Büyük Selçuklu Devleti’nde toplum:
a) Yönetenler (hânedan üyeleri, asker, vali ve din adamları)
b) Yönetilenler (halk) olmak üzere iki kısma ayrılmaktadır.
Türk toplumunda Avrapa’dakine benzer asiller sınıfı veya Hindistan’dakine benzer bir Kast sistemi yoktur. Kanun önünde herkes eşittir. Bundan dolayı bir kişi en üst makamlara kadar yükselebiliyordu.
Türk – İslâm toplumunda aile
Aile; anne, baba ve çocuklardan oluşuyordu.
Baba hayatta olduğu müddetçe oğullar ayrılamazdı. Bundan dolayı aynı evde baba, oğul, dede, torun yaşayabiliyordu.
Evlilikte samimiyet esastı.
Tek eşle evlilik yaygındı.
Evde baba hâkimiyeti gözükse de (ataerkil) anneninde söz hakkı vardı.
Türk – İslâm toplumunda halk
1. Göçebeler
2. Köylüler
3. Şehirliler olmak üzere üçe ayrılmıştı.
Türk – İslâm toplumunda hoşgörü ve yardımlaşma
Türk – İslâm toplumunda din adamlarına büyük saygı duyuluyordu.

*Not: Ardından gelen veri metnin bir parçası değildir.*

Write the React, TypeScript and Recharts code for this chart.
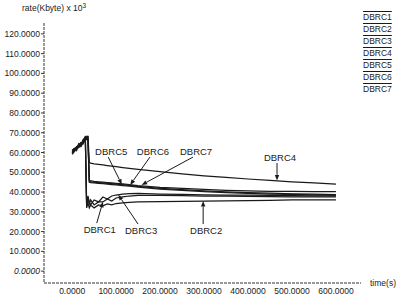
import { LineChart, Line, XAxis, YAxis, ReferenceLine } from "recharts";

const times = [0, 5, 10, 15, 20, 25, 27, 30, 33, 36, 39, 42, 50, 60, 70, 80, 90, 100, 115, 130, 150, 200, 250, 300, 350, 400, 450, 500, 550, 600];

const seriesNames = ["DBRC1", "DBRC2", "DBRC3", "DBRC4", "DBRC5", "DBRC6", "DBRC7"];

const dbrc1 = [60, 61.5, 62.5, 63, 64.5, 65, 66, 67, 33, 37, 34, 36, 33.5, 35, 35, 36.5, 35.5, 37, 37.5, 38, 38.3, 38.3, 38.2, 38, 37.9, 37.8, 37.7, 37.6, 37.5, 37.5];
const dbrc2 = [59.5, 61, 62, 62.5, 65, 64.5, 66.5, 67.5, 32, 34.5, 32, 33.5, 32, 33.5, 33, 34, 33.5, 34.2, 34.5, 34.8, 35, 35.2, 35.3, 35.4, 35.5, 35.6, 35.8, 36, 36, 36];
const dbrc3 = [61, 62, 61.5, 64, 63.5, 66, 65.5, 68, 34, 38, 35, 33.5, 36, 35, 37.5, 36.5, 38, 38.5, 39, 39.2, 39.3, 39, 38.8, 38.6, 38.5, 38.4, 38.3, 38.2, 38.1, 38.1];
const dbrc4 = [60.5, 62, 61, 64.5, 64, 66.5, 67, 68, 67, 68.5, 55, 54.6, 54.3, 54, 53.7, 53.4, 53.1, 52.8, 52.4, 52, 51.5, 50.3, 49.2, 48.2, 47.4, 46.6, 45.9, 45.2, 44.6, 44];
const dbrc5 = [60, 61, 63, 62.5, 64, 65.5, 66, 67, 66.5, 67.5, 45.5, 45.2, 45, 44.8, 44.6, 44.4, 44.2, 44, 43.7, 43.4, 42.9, 41.9, 41.2, 40.6, 40.1, 39.7, 39.4, 39.1, 38.9, 38.7];
const dbrc6 = [59, 60.5, 62, 63.5, 63, 65, 65.5, 66.5, 67, 66, 45, 44.8, 44.6, 44.4, 44.2, 44, 43.8, 43.6, 43.3, 43, 42.5, 41.5, 40.8, 40.2, 39.7, 39.3, 39, 38.8, 38.6, 38.5];
const dbrc7 = [61, 62, 62.5, 64, 65, 64.5, 66.5, 66, 68, 67, 46, 45.6, 45.4, 45.2, 45, 44.8, 44.6, 44.4, 44.1, 43.8, 43.3, 42.4, 41.8, 41.3, 40.9, 40.6, 40.4, 40.3, 40.2, 40.2];

const xTicks = [0, 100, 200, 300, 400, 500, 600];
const yTicks = [0, 10, 20, 30, 40, 50, 60, 70, 80, 90, 100, 110, 120];

// labelled arrows: [time, rate] of the label end and of the arrow tip
const annotations = [
  { name: "DBRC5", from: [82, 57.7], to: [113, 43.8] },
  { name: "DBRC6", from: [177, 57.7], to: [132, 43.6] },
  { name: "DBRC7", from: [275, 57.7], to: [158, 43.6] },
  { name: "DBRC4", from: [466, 54.7], to: [466, 45.9] },
  { name: "DBRC1", from: [56, 24.3], to: [70, 35.1] },
  { name: "DBRC3", from: [150, 23.8], to: [105, 38.6] },
  { name: "DBRC2", from: [298, 23.8], to: [298, 35.5] },
];

const values = [dbrc1, dbrc2, dbrc3, dbrc4, dbrc5, dbrc6, dbrc7];
const rows = times.map((t, i) => {
  const row: Record<string, number> = { t };
  seriesNames.forEach((name, k) => {
    row[name] = values[k][i];
  });
  return row;
});

const font = '"Liberation Sans", Arial, sans-serif';
const ink = "#1a1a1a";
const axisStyle = { stroke: "#333", strokeDasharray: "3 1" };
const xDomain = [-64, 657];
const yDomain = [-6, 125.5];
const fmt = (v: number) => v.toFixed(4);

function YTick(props: any) {
  const { x, y, payload } = props;
  return (
    <text
      x={x}
      y={y}
      dy={3}
      textAnchor="end"
      fontSize={8.5}
      fill={ink}
      fontFamily={font}
      fontStyle={payload.value === 0 ? "italic" : "normal"}
    >
      {fmt(payload.value)}
    </text>
  );
}

function arrowShape(name: string) {
  return (p: any) => {
    const { x1, y1, x2, y2 } = p;
    const ang = Math.atan2(y2 - y1, x2 - x1);
    const len = 5.5;
    const half = 2.2;
    const bx = x2 - len * Math.cos(ang);
    const by = y2 - len * Math.sin(ang);
    const nx = -Math.sin(ang) * half;
    const ny = Math.cos(ang) * half;
    const above = y1 < y2;
    return (
      <g>
        <line x1={x1} y1={y1} x2={bx} y2={by} stroke={ink} strokeWidth={1} />
        <polygon points={`${x2},${y2} ${bx + nx},${by + ny} ${bx - nx},${by - ny}`} fill={ink} />
        <text
          x={x1 + 3}
          y={above ? y1 - 2 : y1 + 9.5}
          textAnchor="middle"
          fontSize={9.5}
          fontFamily={font}
          fill={ink}
        >
          {name}
        </text>
      </g>
    );
  };
}

export default function App() {
  return (
    <div
      style={{
        position: "absolute",
        left: 0,
        top: 0,
        width: 398,
        height: 297,
        background: "#fff",
        fontFamily: font,
        color: ink,
      }}
    >
      <LineChart width={398} height={297} data={rows} margin={{ top: 23, right: 37, bottom: 0, left: 0 }}>
        <XAxis
          xAxisId="b"
          dataKey="t"
          type="number"
          domain={xDomain}
          ticks={xTicks}
          interval={0}
          allowDataOverflow
          height={14}
          tickLine={false}
          tickSize={3}
          tickMargin={2}
          tick={{ fontSize: 8.5, fill: ink, fontFamily: font }}
          tickFormatter={fmt}
          axisLine={axisStyle}
        />
        <XAxis
          xAxisId="bi"
          dataKey="t"
          type="number"
          orientation="bottom"
          mirror
          domain={xDomain}
          ticks={xTicks}
          interval={0}
          allowDataOverflow
          height={0}
          tick={false}
          tickSize={4}
          axisLine={false}
          tickLine={{ stroke: "#333" }}
        />
        <XAxis
          xAxisId="top"
          dataKey="t"
          type="number"
          orientation="top"
          mirror
          domain={xDomain}
          ticks={xTicks}
          interval={0}
          allowDataOverflow
          height={0}
          tick={false}
          tickSize={3}
          axisLine={axisStyle}
          tickLine={{ stroke: "#555" }}
        />
        <YAxis
          yAxisId="l"
          type="number"
          domain={yDomain}
          ticks={yTicks}
          interval={0}
          allowDataOverflow
          width={44}
          tickSize={3}
          tickMargin={1}
          tick={<YTick />}
          axisLine={axisStyle}
          tickLine={{ stroke: "#333" }}
        />
        <YAxis
          yAxisId="r"
          type="number"
          orientation="right"
          mirror
          domain={yDomain}
          ticks={yTicks}
          interval={0}
          allowDataOverflow
          width={0}
          tick={false}
          tickSize={3}
          axisLine={axisStyle}
          tickLine={{ stroke: "#555" }}
        />
        {seriesNames.map((name) => (
          <Line
            key={name}
            xAxisId="b"
            yAxisId="l"
            type="linear"
            dataKey={name}
            stroke={ink}
            strokeWidth={1.25}
            dot={false}
            isAnimationActive={false}
          />
        ))}
        {annotations.map((a) => (
          <ReferenceLine
            key={a.name}
            xAxisId="b"
            yAxisId="l"
            segment={[
              { x: a.from[0], y: a.from[1] },
              { x: a.to[0], y: a.to[1] },
            ]}
            shape={arrowShape(a.name)}
          />
        ))}
      </LineChart>
      <div style={{ position: "absolute", left: 22, top: 3, fontSize: 8.5, whiteSpace: "nowrap" }}>
        rate(Kbyte) x 10<span style={{ fontSize: 6.5, position: "relative", top: -3 }}>3</span>
      </div>
      <div style={{ position: "absolute", left: 370, top: 278, fontSize: 8.5 }}>time(s)</div>
      <div style={{ position: "absolute", left: 363, top: 11, fontSize: 8.5, lineHeight: "12px" }}>
        {seriesNames.map((name) => (
          <div key={name} style={{ textDecoration: "overline" }}>
            {name}
          </div>
        ))}
      </div>
    </div>
  );
}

Hükümdarlar dini hoşgörü ve dini hayatın yayılması için çok çalışıyorlardı. Bu doğrultuda birçok medreseler inşa etmişlerdir. Bu medreselerde birçok âlim ve sufi yetişmiştir. Bu âlimler arasında ilk göze çarpanlar Ahmet Yesevi, Yunus Emre ve Mevlâna Celâleddin Rumi’dir.

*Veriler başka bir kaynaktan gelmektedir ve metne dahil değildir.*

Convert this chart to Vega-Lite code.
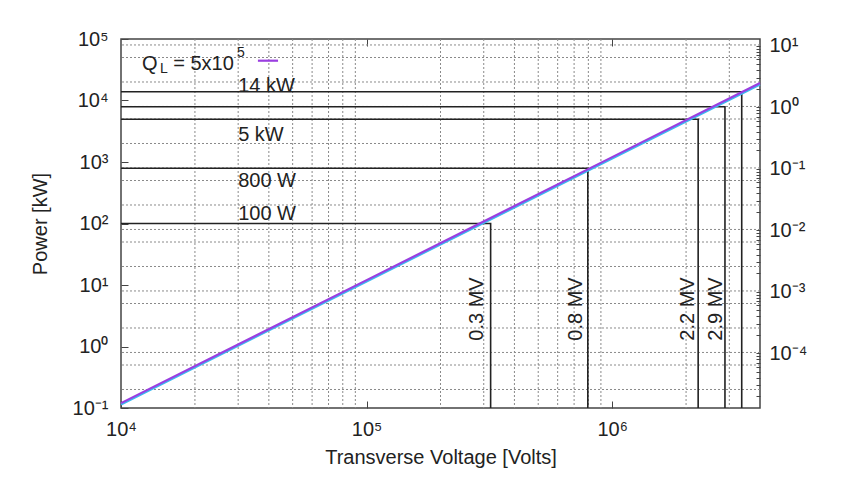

Türk – İslâm toplumunda hoşgörü egemendi. İslâm hukuku her alanda esas alınıyordu.
Gayrimüslimler, her türlü dini hürriyete sahipti.

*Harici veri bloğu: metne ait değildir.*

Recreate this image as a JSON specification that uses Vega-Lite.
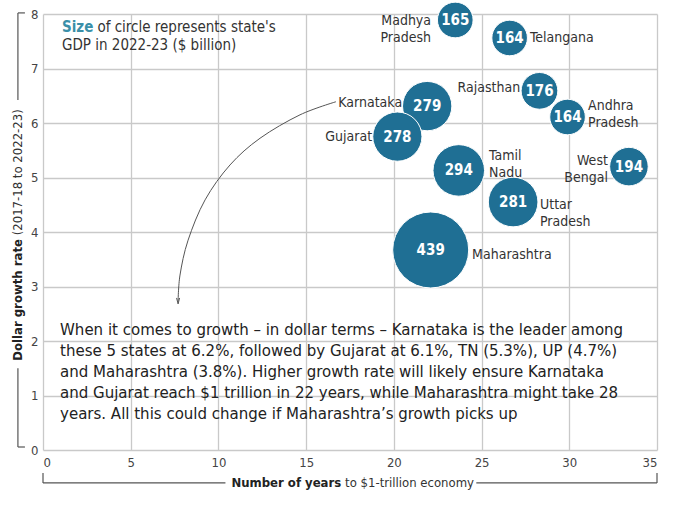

Türk – İslâm toplumunda görülen yardımlaşma vakıflar aracılığıyla yapılıyordu.
Yolcuların ve tüccarların konaklaması için birçok kervansaray inşa etmişlerdir.
Devlet birçok yerde darüşşifa (hastane), aşevleri, bimarhane (akıl hastanesi) inşa etmiştir.
Sosyal yardımlaşmada devlete en büyük katkıyı sağlayanlar şüphesir Ahilerdir.
Selçuklu hastanelerinde hastalar ücretsiz tedavi edilir ve yine ilaçlar da ücretsiz verilirdi.
Toplumsal yaşantı
Türkler, İslâmiyet’i kabul etseler de kendi kültürlerini de unutmamışlardır.
Pamuk ve ipekli giysiler giyen Türkler, renk olarak yeşil ve kırmızıyı tercih ediyorlardı.
Kadınlar süs eşyası olarak yüzük, gerdanlık, toka ve bilezik kullanırken, erkekler ise kıyafetlerinin tamamlayıcısı olarak börk (başlık) kullanıyorlardı.
Oğuz erkekleri uzun saç, bıyık ve kakül bırakıyorlardı.
Düğün ve nişan merasimleri Türk – İslâm toplumunda yardımlaşmanın zirve yaptığı günlerdi.
Avcılık, top kapma, koşma, dağa çıkma, cirit ve güreş Türk – İslâm toplumunun önemli sporlarıydı.
Türklerde yemek
Türkler yemek yerine aş ismini kullanmıştır.
Türkler içecek olarak, baldan ürettikleri sücüv’ü tüketiyorlardı.
Türklerdeki en önemli yemekler akıtmak, bulamaç, keşkek, höşmerim, mantı, samsa, tutmaç, yufka ve yoğurt gösterilebilir.
Bazı yemekler :
Akıtmak: Saç üzerinde yapılan hafif bir hamur yemeğidir. Deve veya koyun sütünden yapılır.
Höşmerim: Yörüklere ait meşhur peynir tatlısıdır. Rizeliler bu tatlıya “Höşmerli” derler.
Samsa: Uygur Türkleri, kuru bohça şeklindeki hamur yemeğine bu ismi veriyorlardı.